After last week’s powerful sell-off, the U.S. stock market opened much higher this morning, with the Dow up as much as 352 points. Mainstream investors and TV commentators were excited, as they usually are, that the sell-off may have created an excellent “dip-buying” opportunity. I wasn’t buying it one bit, however:
Last week, I wrote that “the market’s trend breakdown had been confirmed” because the U.S. market closed below its important uptrend line that began formed in early-2016. In my mind, this morning’s market pop was nothing to get excited about because the U.S. stock indices were still below their important trendlines (which are now resistance levels), which means that last week’s technical breakdown was/is still intact.

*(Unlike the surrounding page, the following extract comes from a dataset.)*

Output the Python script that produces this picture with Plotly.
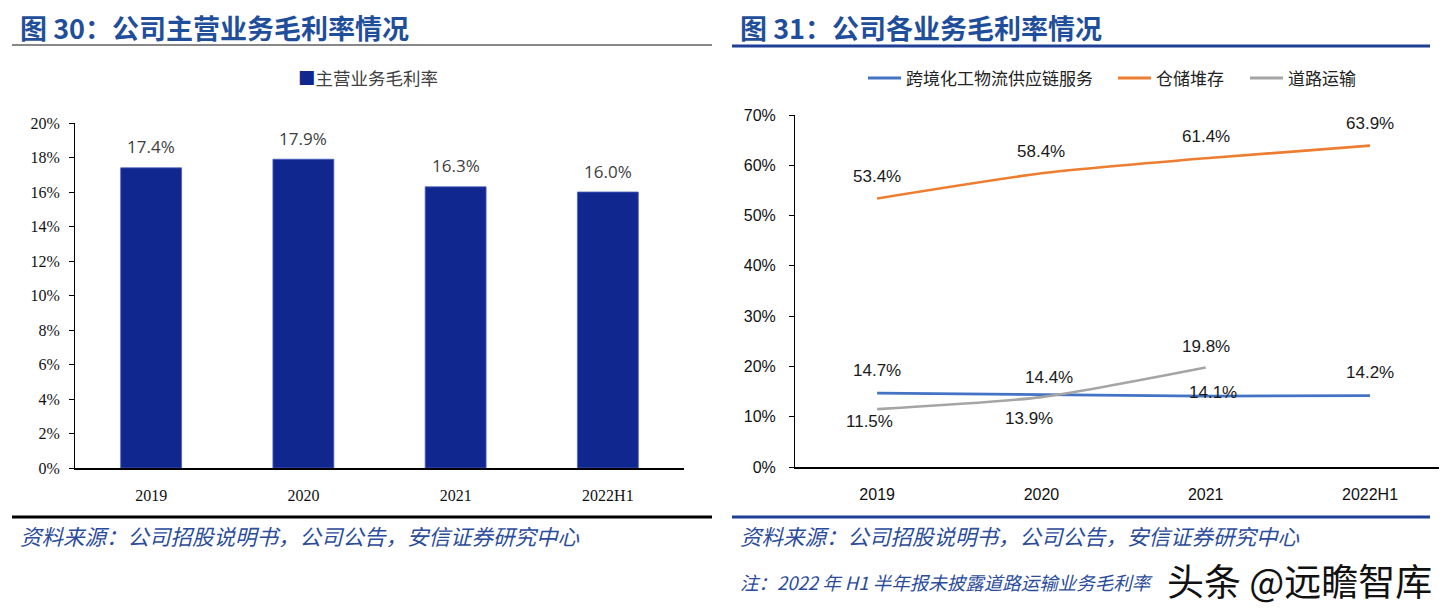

Shortly after my statement, the market erased its gains in one of the worst intraday reversals in years:
The sell-off of the last few weeks caused the S&P 500 to break below its uptrend line that began in early-2016. The next major technical support and price target to watch is the 2,550 to 2,600 support zone that formed at the lows earlier this year. I don’t expect to see much of a bounce until this zone is tested a bit more (the market may need to test the lows of this zone around 2,550).
At the close of trading last week, the Dow Jones Industrial Average still had not broken below its key uptrend line yet, unlike the S&P 500, Nasdaq Composite, and Russell 2000. As of today, however, the Dow closed below this uptrend line, which is a worrisome sign. I would like to see a close below this line on the weekly chart for further confirmation.
The Nasdaq Composite index continues to fall hard after closing below its uptrend line that began in early-2016 last week. The index will likely gun for its next price target, which is the 6,600 to 6,800 support zone that formed earlier this year. I don’t foresee much of a bounce until the Nasdaq has tested this zone.